Ne ulusal sorun, ne ulusun kenetlenmesi hiç değilse bir günlüğüne RTE’yi değiştirmiyor.
Huy canın altındadır atasözü sanki RTE için söylenmiş.
Gazeteler, TV haberleri Suriye’ye devletin olası mukabele haberleriyle dolup taştı.
Medya RTE’nin ana muhalefet ve yazarlara saldırılarına yer ayıramadı.
Gruptaki konuşmasıyla eleştiriye, uyarıya tahammülü olmadığını bir kez daha kanıtladı.
Bir diktatör kopyası gibiydi. Ulusal birliği dinamitledi.
Sorunu egosunu tatmin edecek bir kıvamda ele aldı.
Eleştirileri devlete, hükümete, ulusal birliğe karşı işlenen suç gibi yorumladı.
***
RTE’nin ulusal birlik anlatışındaki geri kalmışlığını sergilemek için AKP grubundaki okura yansımayan sözlerinden kimi bölümler aktarmak gerekiyor.
Ulusal birlik sözcükleri bu Başbakan’ın ağzına bakınız neden yakışmıyor:
“Bu menfur saldırı sonrasında gerek yurtiçinde gerekse yurtdışında dış politikamızı, özellikle de Suriye politikamızı sorgulayan bu acımasız değerlendirmeler, özellikle değerlendirmeye tabidir.
Yurtdışında aleyhimize yürütülen kampanyalar bir tarafa, yurtiçinde böyle milli bir meselede, devletin hükümetin TSK’nin haksız, mesnetsiz, insafsız bir şekilde hedefe konulması, en hafif tabiriyle aymazlık, sorumsuzluk olur…
…Suriye konusunda kimsenin karnından konuşma, lafı geveleme, muhalefet olsun diye kendi ülkesinin menfaatlerine zarar verecek söylemlerde bulunma lüksü yoktur” diyor.
Ulusal bir sorunun gündemde olduğu sırada böyle konuşan bir başbakan tasavvur edebilir misiniz?
***
Muhalefet ve medya, A’dan Z’ye ulusal soruna kilitlendi.
Hükümetin uluslararası hukuk çerçevesinde açıklayacağı bütün önlemleri destekleyeceklerini açıkladılar.
Sorunun bir başka yüzünü, Suriye ile bu noktaya nasıl geldiğimizi ana muhalefet halka açıklama görevini yerini getirdi.
RTE’nin aylardır Suriye yönetimine sürdürdüğü düşmanca politikaların uçağımızı düşürme kastıyla ateş açması noktasına vardığını örneklerle anlattı, anlatıyor.

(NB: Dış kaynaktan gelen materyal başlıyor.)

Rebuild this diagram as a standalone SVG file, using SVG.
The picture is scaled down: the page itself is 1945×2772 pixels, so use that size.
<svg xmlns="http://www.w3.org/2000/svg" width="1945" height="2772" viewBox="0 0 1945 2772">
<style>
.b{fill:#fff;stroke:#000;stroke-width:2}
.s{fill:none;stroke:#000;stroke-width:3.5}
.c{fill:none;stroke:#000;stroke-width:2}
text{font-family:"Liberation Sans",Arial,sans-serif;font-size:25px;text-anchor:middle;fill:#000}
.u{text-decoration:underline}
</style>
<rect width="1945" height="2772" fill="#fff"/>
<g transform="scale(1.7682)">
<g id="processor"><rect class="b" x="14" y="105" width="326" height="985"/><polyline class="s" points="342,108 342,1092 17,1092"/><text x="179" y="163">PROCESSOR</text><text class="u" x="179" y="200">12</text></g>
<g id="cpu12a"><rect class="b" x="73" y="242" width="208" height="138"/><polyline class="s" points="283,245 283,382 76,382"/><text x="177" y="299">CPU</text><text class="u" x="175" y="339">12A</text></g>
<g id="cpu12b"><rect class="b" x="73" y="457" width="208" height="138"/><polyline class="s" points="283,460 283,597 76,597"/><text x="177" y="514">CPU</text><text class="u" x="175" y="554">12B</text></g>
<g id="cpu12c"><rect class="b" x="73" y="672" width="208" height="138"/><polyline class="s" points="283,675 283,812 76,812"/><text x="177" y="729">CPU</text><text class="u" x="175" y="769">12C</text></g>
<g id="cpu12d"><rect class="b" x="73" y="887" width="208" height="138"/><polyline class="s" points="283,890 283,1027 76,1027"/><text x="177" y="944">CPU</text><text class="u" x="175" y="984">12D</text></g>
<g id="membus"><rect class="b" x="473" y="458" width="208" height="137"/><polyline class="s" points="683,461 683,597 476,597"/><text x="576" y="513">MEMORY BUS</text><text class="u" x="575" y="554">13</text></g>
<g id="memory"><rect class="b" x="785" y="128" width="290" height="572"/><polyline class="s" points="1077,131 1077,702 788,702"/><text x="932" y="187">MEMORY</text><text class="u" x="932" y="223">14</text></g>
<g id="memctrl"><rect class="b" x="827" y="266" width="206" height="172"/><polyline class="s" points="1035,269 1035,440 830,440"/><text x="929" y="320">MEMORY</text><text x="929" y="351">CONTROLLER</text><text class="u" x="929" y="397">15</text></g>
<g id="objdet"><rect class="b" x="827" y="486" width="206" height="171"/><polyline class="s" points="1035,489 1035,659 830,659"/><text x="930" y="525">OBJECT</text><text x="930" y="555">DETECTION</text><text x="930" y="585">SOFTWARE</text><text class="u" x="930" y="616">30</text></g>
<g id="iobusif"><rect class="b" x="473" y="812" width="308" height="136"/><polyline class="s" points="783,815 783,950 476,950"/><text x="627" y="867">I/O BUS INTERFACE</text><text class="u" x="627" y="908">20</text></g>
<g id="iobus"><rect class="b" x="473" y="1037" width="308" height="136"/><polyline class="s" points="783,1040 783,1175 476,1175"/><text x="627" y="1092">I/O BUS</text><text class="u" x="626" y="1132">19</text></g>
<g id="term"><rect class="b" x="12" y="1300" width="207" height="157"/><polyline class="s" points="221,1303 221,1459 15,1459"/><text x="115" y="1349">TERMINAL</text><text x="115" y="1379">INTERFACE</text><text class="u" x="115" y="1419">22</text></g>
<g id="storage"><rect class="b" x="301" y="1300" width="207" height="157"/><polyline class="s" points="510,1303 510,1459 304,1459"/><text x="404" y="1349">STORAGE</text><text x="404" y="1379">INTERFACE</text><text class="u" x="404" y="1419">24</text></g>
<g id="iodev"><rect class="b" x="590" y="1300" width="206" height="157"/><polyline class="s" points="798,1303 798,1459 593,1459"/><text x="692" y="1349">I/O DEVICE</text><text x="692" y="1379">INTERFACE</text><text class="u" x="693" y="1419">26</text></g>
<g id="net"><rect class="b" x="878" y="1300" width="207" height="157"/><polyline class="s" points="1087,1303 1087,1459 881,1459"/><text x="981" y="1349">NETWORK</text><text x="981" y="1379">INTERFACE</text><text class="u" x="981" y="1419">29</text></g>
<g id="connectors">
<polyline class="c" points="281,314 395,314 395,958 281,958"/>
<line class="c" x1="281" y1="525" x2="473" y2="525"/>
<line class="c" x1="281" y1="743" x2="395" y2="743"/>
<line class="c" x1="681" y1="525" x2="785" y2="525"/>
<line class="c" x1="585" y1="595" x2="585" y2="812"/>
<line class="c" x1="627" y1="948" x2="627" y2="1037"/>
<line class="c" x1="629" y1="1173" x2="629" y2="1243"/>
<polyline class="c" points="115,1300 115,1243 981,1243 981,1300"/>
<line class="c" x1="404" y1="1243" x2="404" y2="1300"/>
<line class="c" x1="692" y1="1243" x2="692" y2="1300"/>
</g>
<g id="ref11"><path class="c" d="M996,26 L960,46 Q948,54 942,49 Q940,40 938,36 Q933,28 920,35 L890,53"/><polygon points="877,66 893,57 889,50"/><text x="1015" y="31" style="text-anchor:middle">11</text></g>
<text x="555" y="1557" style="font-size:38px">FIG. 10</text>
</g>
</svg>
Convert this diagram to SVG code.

Başbakan; eleştiriye kapalı kafa yapısıyla bu gerçekçi açıklamaları “karnından konuşma, muhalefet olsun diye kendi ülkesinin menfaatlerine zarar verecek söylemler” diye tanımlayabiliyor.
Hayırlara vesile olmayacak bir sonuç; ulusal birlikteliği ne ana muhalefetin ne de Suriye politikasını eleştiren köşe yazarlarının değil; bizzat Başbakan’ın baltaladığını ortaya koyuyor.
Üstelik sözünü ettiği satılmış köşe yazarları arıyorsa RTE; maddi yararlar uğruna kendisine dalkavukluk eden gazetelerdeki köşeleri tutan yalaka yazarlar anımsayıversin.
***
Birlik ve beraberliği böleni aramasına gerek yok.
Aynaya baksın yeter!
***
Hükümeti ve alacağı kararları destekleyeceğini açıklayan MHP Genel Başkanı Devlet Bahçeli’ye “gösterdiği bu birlik, beraberlik, dayanışma ifadeleri için özellikle teşekkür ettiğini” ifade ederek ana muhalefet liderinden rahatsızlığını ortaya koydu.
Yararlı da oldu.
Bu vesile ile tencere yuvarlandı kapağını da buldu.
Artık RTE’nin Kürt ve terör sorununun çözümünü CHP ile AKP’den oluşacak bir komisyonda çözüm aramayı içeren önerisini yaşama geçirmenin gereği de anlamı da kalmadı.
İşte RTE’nin aradığı ortak: AKP, MHP ile Kürt ve terör sorununa çözüm arayışlarında bir araya gelebilir.
Kurduğu tuzağı görerek AKP ile ikili bir komisyona iştihayla bakmayan CHP yerine Bahçeli ile RTE; el ele, baş başa vererek öncelikle ülkeyi terör belasından kurtarabilirler!
Üstelik bu birliktelik ve beraberlik dinci RTE ile Türk-İslam sentezi peşinde koşan Bahçeli’ye de yakışmaz mı yani?